**Exercise objective**
Lines from the one containing "What Bokeh code" to the one containing "1600, 1800, 2000]", both lines included, are to be extracted exactly from the data below; pictures are excluded.

* start *

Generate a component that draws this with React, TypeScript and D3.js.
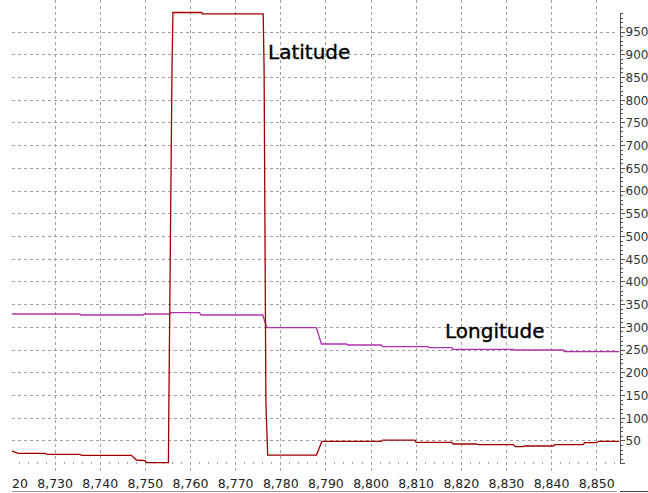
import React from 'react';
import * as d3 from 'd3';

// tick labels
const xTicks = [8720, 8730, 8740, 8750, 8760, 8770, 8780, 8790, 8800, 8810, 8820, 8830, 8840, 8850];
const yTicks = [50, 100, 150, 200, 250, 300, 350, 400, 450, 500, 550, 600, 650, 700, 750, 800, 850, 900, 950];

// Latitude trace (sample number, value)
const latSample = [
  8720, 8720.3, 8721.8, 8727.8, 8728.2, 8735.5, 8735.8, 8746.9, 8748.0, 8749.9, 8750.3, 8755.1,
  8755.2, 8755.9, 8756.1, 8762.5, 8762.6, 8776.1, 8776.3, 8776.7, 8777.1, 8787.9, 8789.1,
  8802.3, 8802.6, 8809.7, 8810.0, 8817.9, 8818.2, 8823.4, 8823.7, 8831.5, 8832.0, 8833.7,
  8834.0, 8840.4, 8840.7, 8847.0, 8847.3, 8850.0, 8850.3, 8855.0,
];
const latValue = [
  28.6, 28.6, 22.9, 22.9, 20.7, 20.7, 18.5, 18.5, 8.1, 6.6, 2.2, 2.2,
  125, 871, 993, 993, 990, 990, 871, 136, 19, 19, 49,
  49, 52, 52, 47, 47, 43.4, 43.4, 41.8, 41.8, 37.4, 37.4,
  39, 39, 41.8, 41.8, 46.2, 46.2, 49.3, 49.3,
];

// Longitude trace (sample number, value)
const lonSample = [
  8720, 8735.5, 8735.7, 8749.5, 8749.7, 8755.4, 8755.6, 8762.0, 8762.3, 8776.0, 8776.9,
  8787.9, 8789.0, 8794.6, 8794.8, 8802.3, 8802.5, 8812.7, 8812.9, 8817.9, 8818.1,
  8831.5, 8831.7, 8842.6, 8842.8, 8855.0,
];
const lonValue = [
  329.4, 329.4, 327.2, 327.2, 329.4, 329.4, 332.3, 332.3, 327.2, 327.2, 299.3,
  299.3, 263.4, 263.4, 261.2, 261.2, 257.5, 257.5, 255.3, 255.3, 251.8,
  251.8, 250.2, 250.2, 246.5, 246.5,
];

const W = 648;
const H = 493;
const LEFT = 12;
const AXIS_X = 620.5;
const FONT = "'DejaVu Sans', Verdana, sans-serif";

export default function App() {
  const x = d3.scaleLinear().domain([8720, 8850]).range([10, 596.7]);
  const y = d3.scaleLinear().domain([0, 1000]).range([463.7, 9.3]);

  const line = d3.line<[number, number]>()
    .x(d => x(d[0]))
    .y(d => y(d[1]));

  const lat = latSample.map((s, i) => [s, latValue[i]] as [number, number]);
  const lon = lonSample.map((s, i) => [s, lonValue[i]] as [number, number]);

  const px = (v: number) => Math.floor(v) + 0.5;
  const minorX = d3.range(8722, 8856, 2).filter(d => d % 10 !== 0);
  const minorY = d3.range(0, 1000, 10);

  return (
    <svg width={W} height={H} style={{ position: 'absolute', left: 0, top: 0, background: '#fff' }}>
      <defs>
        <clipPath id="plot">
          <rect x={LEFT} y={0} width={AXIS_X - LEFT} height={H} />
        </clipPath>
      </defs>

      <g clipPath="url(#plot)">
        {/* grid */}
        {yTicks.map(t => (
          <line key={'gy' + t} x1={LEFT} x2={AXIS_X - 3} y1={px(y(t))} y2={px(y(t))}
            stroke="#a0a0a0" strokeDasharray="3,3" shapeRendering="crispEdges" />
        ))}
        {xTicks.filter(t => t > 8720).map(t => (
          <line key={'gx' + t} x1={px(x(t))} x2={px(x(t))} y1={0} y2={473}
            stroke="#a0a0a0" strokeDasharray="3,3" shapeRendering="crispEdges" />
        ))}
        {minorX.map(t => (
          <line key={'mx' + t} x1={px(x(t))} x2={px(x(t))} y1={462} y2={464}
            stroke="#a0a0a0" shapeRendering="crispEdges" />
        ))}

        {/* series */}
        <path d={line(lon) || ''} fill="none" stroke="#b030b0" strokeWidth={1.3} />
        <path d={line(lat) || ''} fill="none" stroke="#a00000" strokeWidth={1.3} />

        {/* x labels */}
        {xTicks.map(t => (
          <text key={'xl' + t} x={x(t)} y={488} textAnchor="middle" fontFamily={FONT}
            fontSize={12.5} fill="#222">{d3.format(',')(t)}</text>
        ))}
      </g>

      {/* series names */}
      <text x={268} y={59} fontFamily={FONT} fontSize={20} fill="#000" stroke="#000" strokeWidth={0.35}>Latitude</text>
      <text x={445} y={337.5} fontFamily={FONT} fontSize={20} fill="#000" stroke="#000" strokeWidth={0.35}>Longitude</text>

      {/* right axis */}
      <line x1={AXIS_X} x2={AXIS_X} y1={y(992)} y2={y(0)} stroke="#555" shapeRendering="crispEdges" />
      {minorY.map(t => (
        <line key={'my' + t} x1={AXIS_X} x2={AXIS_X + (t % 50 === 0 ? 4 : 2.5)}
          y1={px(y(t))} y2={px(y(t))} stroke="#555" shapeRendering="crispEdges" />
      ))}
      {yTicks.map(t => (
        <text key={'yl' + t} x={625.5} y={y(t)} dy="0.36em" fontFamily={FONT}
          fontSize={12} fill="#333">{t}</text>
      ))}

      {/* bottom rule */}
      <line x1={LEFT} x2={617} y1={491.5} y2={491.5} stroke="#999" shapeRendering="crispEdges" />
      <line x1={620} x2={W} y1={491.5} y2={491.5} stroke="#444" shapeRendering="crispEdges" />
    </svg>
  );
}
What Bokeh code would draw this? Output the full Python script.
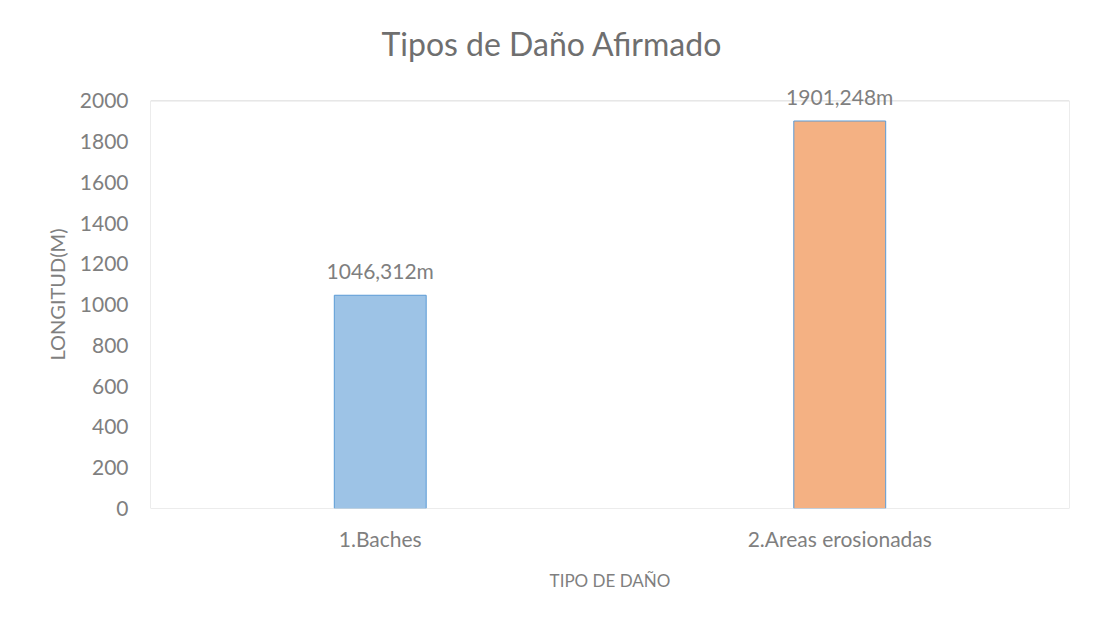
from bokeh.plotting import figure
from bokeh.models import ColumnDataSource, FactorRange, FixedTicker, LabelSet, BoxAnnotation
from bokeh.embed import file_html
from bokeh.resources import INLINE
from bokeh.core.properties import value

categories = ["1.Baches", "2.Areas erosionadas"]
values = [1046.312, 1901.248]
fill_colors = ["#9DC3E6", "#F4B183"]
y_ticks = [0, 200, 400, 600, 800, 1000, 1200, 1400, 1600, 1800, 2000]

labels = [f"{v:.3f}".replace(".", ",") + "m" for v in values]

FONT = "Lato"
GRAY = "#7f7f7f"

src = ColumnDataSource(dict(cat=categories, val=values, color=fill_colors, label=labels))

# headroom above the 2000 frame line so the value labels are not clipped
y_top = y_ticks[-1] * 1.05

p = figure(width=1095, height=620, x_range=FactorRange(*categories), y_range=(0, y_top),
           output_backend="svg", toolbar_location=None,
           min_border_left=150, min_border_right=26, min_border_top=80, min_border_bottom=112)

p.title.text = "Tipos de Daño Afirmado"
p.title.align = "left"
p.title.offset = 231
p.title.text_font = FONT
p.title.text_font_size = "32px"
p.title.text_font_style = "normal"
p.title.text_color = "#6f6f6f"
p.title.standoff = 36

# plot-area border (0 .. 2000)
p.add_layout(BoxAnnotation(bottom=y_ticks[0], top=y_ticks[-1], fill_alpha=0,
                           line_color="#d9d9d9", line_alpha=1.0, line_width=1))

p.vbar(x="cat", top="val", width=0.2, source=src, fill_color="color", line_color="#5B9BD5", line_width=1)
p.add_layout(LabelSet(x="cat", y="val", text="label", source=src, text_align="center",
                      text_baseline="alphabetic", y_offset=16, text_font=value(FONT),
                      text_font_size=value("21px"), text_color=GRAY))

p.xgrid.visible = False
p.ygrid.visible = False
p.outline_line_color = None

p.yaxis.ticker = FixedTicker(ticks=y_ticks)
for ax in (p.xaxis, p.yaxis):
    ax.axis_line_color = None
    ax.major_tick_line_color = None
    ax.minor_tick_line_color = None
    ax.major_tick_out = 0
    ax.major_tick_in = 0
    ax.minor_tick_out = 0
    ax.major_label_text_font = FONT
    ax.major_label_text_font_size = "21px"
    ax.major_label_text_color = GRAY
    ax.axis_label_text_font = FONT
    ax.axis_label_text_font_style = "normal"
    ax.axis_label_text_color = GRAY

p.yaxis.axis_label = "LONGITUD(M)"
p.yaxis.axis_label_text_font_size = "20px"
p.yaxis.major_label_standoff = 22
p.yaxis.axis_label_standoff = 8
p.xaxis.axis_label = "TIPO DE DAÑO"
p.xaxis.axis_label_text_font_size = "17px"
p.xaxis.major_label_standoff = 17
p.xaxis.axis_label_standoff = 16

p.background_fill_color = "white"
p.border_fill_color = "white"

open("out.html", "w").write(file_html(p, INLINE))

* end *

**Solution for this exercise**
What Bokeh code would draw this? Output the full Python script.
from bokeh.plotting import figure
from bokeh.models import ColumnDataSource, FactorRange, FixedTicker, LabelSet, BoxAnnotation
from bokeh.embed import file_html
from bokeh.resources import INLINE
from bokeh.core.properties import value

categories = ["1.Baches", "2.Areas erosionadas"]
values = [1046.312, 1901.248]
fill_colors = ["#9DC3E6", "#F4B183"]
y_ticks = [0, 200, 400, 600, 800, 1000, 1200, 1400, 1600, 1800, 2000]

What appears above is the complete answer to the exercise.